Hamill was in Sarajevo as a UN military observer from May to August 1993, and was back in February 1994 as a technical advisor to the team investigating the Markale massacre. During the investigation, the witness talked to VRS colonel Radoslav Cvetkovic, who confirmed that ’30,000 to 40,000 shells’ had been fired on the city the previous year and wondered why so much fuss was made about a single shell that fell on the Markale market.
Describing the situation in Sarajevo while he was there, Hamill said that in late July 1993 3,777 shells were fired on the city in just 12 hours. In that period, there were parts of the city that the UN observers couldn’t enter, Hamill said, because ‘armed gang leaders’ didn’t allow them to. In that context, Hamill mentioned the Chetnik vojvoda, war leader, Vasilije Vidovic; Hamill personally ran afoul of Vidovic. Hamill was told that Vidovic was under the command of the VRS general Josipovic, who was in charge of the best part of the sector to the north of Sarajevo.
Just as he did at Galic’s trial, Hamill today confirmed that the investigation he was part of concluded that the 120 mm mortar shell that hit the market had been fired from the northeast. It was however not possible to determine the specific position. Two positions of the BH Army and four of the Bosnian Serb army were identified as possible origins of fire.
Defense counsel Dragan Ivetic tried to establish that the BH Army used a ‘fire and run’ tactic: they opened fire from portable mortars and moved them around the city. The witness allowed the ‘possibility’ that the shell that hit the Markale may have been fired from a portable mortar. In the re-examination, when the prosecutor asked him if he had found any evidence that the shell had been fired from a mortar on the BH Army side, the witness replied that there was no such evidence. The witness also agreed with the defense counsel that there was a ‘police building or some sort of a HQ’ 300 meters from the town market.

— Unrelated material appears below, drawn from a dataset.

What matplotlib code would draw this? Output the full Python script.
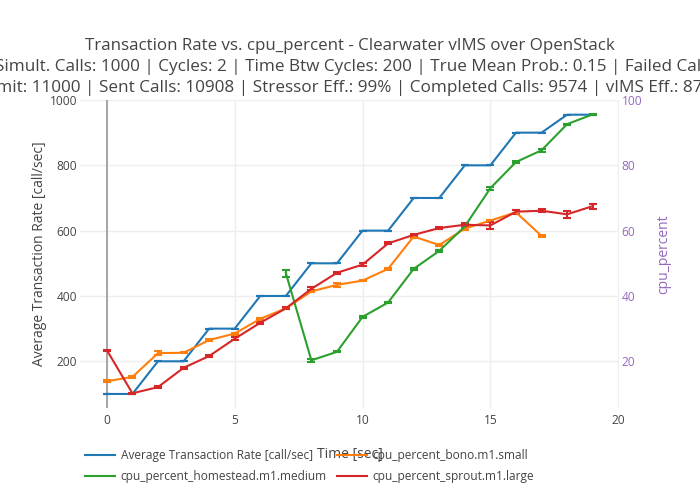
import numpy as np
import matplotlib
matplotlib.use("Agg")
from matplotlib import pyplot as plt

plt.rcParams["font.family"] = ["Open Sans", "DejaVu Sans"]

# time axis [sec]
time_rate = list(range(20))
avg_rate = [100, 100, 200, 200, 300, 300, 400, 400, 500, 500,
            600, 600, 700, 700, 800, 800, 900, 900, 955, 955]
avg_rate_err = [0] * 20

time_bono = list(range(18))
cpu_bono = [13.9, 15.2, 22.5, 22.6, 26.5, 28.5, 33.0, 36.2, 41.4, 43.4,
            44.7, 48.3, 58.2, 55.6, 60.6, 63.1, 65.6, 58.4]
cpu_bono_err = [0.3, 0.2, 0.5, 0.2, 0.3, 0.3, 0.4, 0.2, 0.3, 0.6,
                0.2, 0.4, 0.3, 0.3, 0.4, 0.3, 0.6, 0.4]

time_homestead = list(range(7, 20))
cpu_homestead = [47.0, 20.3, 22.9, 33.6, 38.0, 48.3, 53.8, 61.3, 73.0,
                 81.0, 84.6, 92.6, 95.6]
cpu_homestead_err = [1.1, 0.5, 0.2, 0.3, 0.3, 0.4, 0.3, 0.3, 0.5,
                     0.3, 0.4, 0.2, 0.2]

time_sprout = list(range(20))
cpu_sprout = [23.4, 10.2, 12.1, 18.0, 21.6, 26.9, 31.8, 36.2, 42.2, 47.1,
              49.6, 56.1, 58.7, 60.8, 61.8, 61.6, 65.8, 66.1, 65.0, 67.5]
cpu_sprout_err = [0.2, 0.2, 0.2, 0.3, 0.3, 0.4, 0.3, 0.3, 0.4, 0.3,
                  0.4, 0.3, 0.4, 0.3, 0.4, 1.1, 0.6, 0.4, 1.1, 0.8]

title_lines = [
    "Transaction Rate vs. cpu_percent - Clearwater vIMS over OpenStack",
    "Max. Simult. Calls: 1000 | Cycles: 2 | Time Btw Cycles: 200 | True Mean Prob.: 0.15 | Failed Calls",
    "Limit: 11000 | Sent Calls: 10908 | Stressor Eff.: 99% | Completed Calls: 9574 | vIMS Eff.: 87%",
]
# horizontal nudge (px) so the visible part of each clipped line sits as in the original
title_shift = [0, -17, 0]
title_size = [12.2, 12.3, 12.3]

BLUE, ORANGE, GREEN, RED, PURPLE = "#1f77b4", "#ff7f0e", "#2ca02c", "#d62728", "#9467bd"
TXT = "#444444"

fig = plt.figure(figsize=(7, 5), dpi=100)
ax = fig.add_axes([80 / 700, 1 - 408 / 500, 539 / 700, 308 / 500])
ax2 = ax.twinx()

eb = dict(linewidth=1.5, elinewidth=1.5, capsize=3, capthick=1.5)
h1 = ax.errorbar(time_rate, avg_rate, yerr=avg_rate_err, color=BLUE, **eb)
h2 = ax2.errorbar(time_bono, cpu_bono, yerr=cpu_bono_err, color=ORANGE, **eb)
h3 = ax2.errorbar(time_homestead, cpu_homestead, yerr=cpu_homestead_err, color=GREEN, **eb)
h4 = ax2.errorbar(time_sprout, cpu_sprout, yerr=cpu_sprout_err, color=RED, **eb)

ax.set_xlim(-1.05, 20.03)
ax.set_ylim(57, 998)
ax2.set_ylim(5.7, 99.8)
ax.set_xticks([0, 5, 10, 15, 20])
ax.set_yticks([200, 400, 600, 800, 1000])
ax2.set_yticks([20, 40, 60, 80, 100])

ax.grid(True, color="#eeeeee", linewidth=1)
ax.set_axisbelow(True)
ax.axvline(0, color="#999999", linewidth=1.2, zorder=1)
for a in (ax, ax2):
    for s in a.spines.values():
        s.set_visible(False)
    a.tick_params(length=0, labelsize=8.6)
ax.tick_params(axis="y", colors=TXT, pad=2)
ax.tick_params(axis="x", colors=TXT, pad=4)
ax2.tick_params(axis="y", colors=PURPLE, pad=2)

ax.set_ylabel("Average Transaction Rate [call/sec]", fontsize=10, color=TXT, labelpad=2)
ax2.set_ylabel("cpu_percent", fontsize=10, color=PURPLE, labelpad=10)
ax.set_xlabel("Time [sec]", fontsize=10, color=TXT, labelpad=14.5)

for i, line in enumerate(title_lines):
    fig.text(0.5 + title_shift[i] / 700, 1 - (46 + 21 * i) / 500, line,
             ha="center", va="center", fontsize=title_size[i], color=TXT)

leg = fig.legend(
    [h1[0], h3[0], h2[0], h4[0]],
    ["Average Transaction Rate [call/sec]", "cpu_percent_homestead.m1.medium",
     "cpu_percent_bono.m1.small", "cpu_percent_sprout.m1.large"],
    ncol=2, loc="upper left", bbox_to_anchor=(85 / 700, 1 - 449 / 500),
    frameon=False, fontsize=8.6, handlelength=2.5, handletextpad=0.5,
    columnspacing=0.83, labelspacing=0.65, labelcolor=TXT, borderpad=0,
    borderaxespad=0,
)

fig.savefig("out.png", dpi=100)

In 2001 the witness was asked by the prosecution to examine two craters in Dobrinja linked to the incident of 1 June 1993 when shells exploded amid the people who had been watching a football game. The indictment alleges that more than ten persons were killed in the explosion and about 100 were wounded. In his statement on the Dobrinja crater analysis, the witness said it was impossible to establish specifically whether the round had been fired from a cannon or a mortar. The witness agreed with the defense counsel’s suggestion that a portable mortar fired from the Muslim side may have caused the craters. In the re-examination, the witness explained to the prosecution that when portable mortars were used, the military unit responding to the fire shouldn’t target the location from which the fire had been opened but the actual portable mortar in its new position.
During the break after the first session, Mladic complained of vertigo and high blood pressure. Half an hour later, Mladic was back in court after the doctor confirmed he was capable of following the trial.